PROBLEM TO WORK ON => Copy out the data below as written; omit any images.

═══ COLLECTED MATERIAL ═══

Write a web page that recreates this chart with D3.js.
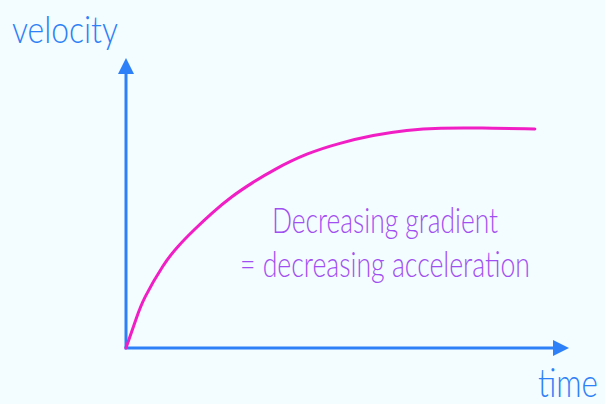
<html>
<head>
    <title>Velocity time</title>
    <style>
        body { margin: 0; background: #f3fcfe; }
        #chart { width: 605px; height: 404px; }
        text { font-family: Lato, "Open Sans", sans-serif; font-weight: 300; }
    </style>
</head>
<body>
<div id="chart"></div>
<script src="https://d3js.org/d3.v7.min.js"></script>
<script>

  const width = 605;
  const height = 404;

  // curve (time and velocity as % of axis length)
  const time     = [0, 2.5, 3.8, 8.6, 11.5, 15.3, 19.4, 23.7, 28.4, 33.2, 40.9, 48.3, 55.8, 63.4, 70.9, 79.9, 92.3];
  const velocity = [0, 11.0, 16.6, 29.3, 34.8, 40.7, 46.6, 52.1, 56.9, 61.4, 67.2, 70.7, 73.4, 75.2, 75.9, 75.9, 75.5];
  const data = time.map((t, i) => ({t, v: velocity[i]}));

  const xLabel = 'time';
  const yLabel = 'velocity';
  const note = ['Decreasing gradient', '= decreasing acceleration'];

  const svg = d3.select('#chart')
    .append('svg')
    .attr('width', width)
    .attr('height', height);

  svg.append('rect').attr('width', width).attr('height', height).attr('fill', '#f3fcfe');

  const x = d3.scaleLinear().domain([0, 100]).range([126, 569]);
  const y = d3.scaleLinear().domain([0, 100]).range([348, 58]);

  const blue = '#2d80f7';

  // axes: plain lines with arrowheads
  svg.append('line')
    .attr('x1', x(0)).attr('y1', y(0))
    .attr('x2', x(0)).attr('y2', y(100) + 14)
    .attr('stroke', blue).attr('stroke-width', 3);
  svg.append('line')
    .attr('x1', x(0) - 1.5).attr('y1', y(0))
    .attr('x2', x(100) - 14).attr('y2', y(0))
    .attr('stroke', blue).attr('stroke-width', 3);

  svg.append('path')
    .attr('d', `M${x(0)},${y(100)} L${x(0) - 8},${y(100) + 16} L${x(0) + 8},${y(100) + 16} Z`)
    .attr('fill', blue);
  svg.append('path')
    .attr('d', `M${x(100)},${y(0)} L${x(100) - 16},${y(0) - 8} L${x(100) - 16},${y(0) + 8} Z`)
    .attr('fill', blue);

  // curve
  const line = d3.line()
    .x(d => x(d.t))
    .y(d => y(d.v))
    .curve(d3.curveBasis);

  svg.append('path')
    .datum(data)
    .attr('d', line)
    .attr('fill', 'none')
    .attr('stroke', '#f01ec4')
    .attr('stroke-width', 3)
    .attr('stroke-linecap', 'round');

  // labels
  svg.append('text')
    .attr('x', 12).attr('y', 43)
    .attr('font-size', 38)
    .attr('textLength', 106).attr('lengthAdjust', 'spacingAndGlyphs')
    .attr('fill', blue)
    .text(yLabel);

  svg.append('text')
    .attr('x', 538).attr('y', 397)
    .attr('font-size', 40)
    .attr('textLength', 60).attr('lengthAdjust', 'spacingAndGlyphs')
    .attr('fill', blue)
    .text(xLabel);

  const noteLens = [226, 290];
  const noteY = [233, 277];
  svg.selectAll('text.note')
    .data(note)
    .join('text')
    .attr('class', 'note')
    .attr('x', (d, i) => 385 - noteLens[i] / 2)
    .attr('y', (d, i) => noteY[i])
    .attr('font-size', 36)
    .attr('textLength', (d, i) => noteLens[i])
    .attr('lengthAdjust', 'spacingAndGlyphs')
    .attr('fill', '#a24ff2')
    .text(d => d);

</script>
</body>
</html>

═══

TASK ANSWER =>
Write a web page that recreates this chart with D3.js.
<html>
<head>
    <title>Velocity time</title>
    <style>
        body { margin: 0; background: #f3fcfe; }
        #chart { width: 605px; height: 404px; }
        text { font-family: Lato, "Open Sans", sans-serif; font-weight: 300; }
    </style>
</head>
<body>
<div id="chart"></div>
<script src="https://d3js.org/d3.v7.min.js"></script>
<script>

  const width = 605;
  const height = 404;

  // curve (time and velocity as % of axis length)
  const time     = [0, 2.5, 3.8, 8.6, 11.5, 15.3, 19.4, 23.7, 28.4, 33.2, 40.9, 48.3, 55.8, 63.4, 70.9, 79.9, 92.3];
  const velocity = [0, 11.0, 16.6, 29.3, 34.8, 40.7, 46.6, 52.1, 56.9, 61.4, 67.2, 70.7, 73.4, 75.2, 75.9, 75.9, 75.5];
  const data = time.map((t, i) => ({t, v: velocity[i]}));

  const xLabel = 'time';
  const yLabel = 'velocity';
  const note = ['Decreasing gradient', '= decreasing acceleration'];

  const svg = d3.select('#chart')
    .append('svg')
    .attr('width', width)
    .attr('height', height);

  svg.append('rect').attr('width', width).attr('height', height).attr('fill', '#f3fcfe');

  const x = d3.scaleLinear().domain([0, 100]).range([126, 569]);
  const y = d3.scaleLinear().domain([0, 100]).range([348, 58]);

  const blue = '#2d80f7';

  // axes: plain lines with arrowheads
  svg.append('line')
    .attr('x1', x(0)).attr('y1', y(0))
    .attr('x2', x(0)).attr('y2', y(100) + 14)
    .attr('stroke', blue).attr('stroke-width', 3);
  svg.append('line')
    .attr('x1', x(0) - 1.5).attr('y1', y(0))
    .attr('x2', x(100) - 14).attr('y2', y(0))
    .attr('stroke', blue).attr('stroke-width', 3);

  svg.append('path')
    .attr('d', `M${x(0)},${y(100)} L${x(0) - 8},${y(100) + 16} L${x(0) + 8},${y(100) + 16} Z`)
    .attr('fill', blue);
  svg.append('path')
    .attr('d', `M${x(100)},${y(0)} L${x(100) - 16},${y(0) - 8} L${x(100) - 16},${y(0) + 8} Z`)
    .attr('fill', blue);

  // curve
  const line = d3.line()
    .x(d => x(d.t))
    .y(d => y(d.v))
    .curve(d3.curveBasis);

  svg.append('path')
    .datum(data)
    .attr('d', line)
    .attr('fill', 'none')
    .attr('stroke', '#f01ec4')
    .attr('stroke-width', 3)
    .attr('stroke-linecap', 'round');

  // labels
  svg.append('text')
    .attr('x', 12).attr('y', 43)
    .attr('font-size', 38)
    .attr('textLength', 106).attr('lengthAdjust', 'spacingAndGlyphs')
    .attr('fill', blue)
    .text(yLabel);

  svg.append('text')
    .attr('x', 538).attr('y', 397)
    .attr('font-size', 40)
    .attr('textLength', 60).attr('lengthAdjust', 'spacingAndGlyphs')
    .attr('fill', blue)
    .text(xLabel);

  const noteLens = [226, 290];
  const noteY = [233, 277];
  svg.selectAll('text.note')
    .data(note)
    .join('text')
    .attr('class', 'note')
    .attr('x', (d, i) => 385 - noteLens[i] / 2)
    .attr('y', (d, i) => noteY[i])
    .attr('font-size', 36)
    .attr('textLength', (d, i) => noteLens[i])
    .attr('lengthAdjust', 'spacingAndGlyphs')
    .attr('fill', '#a24ff2')
    .text(d => d);

</script>
</body>
</html>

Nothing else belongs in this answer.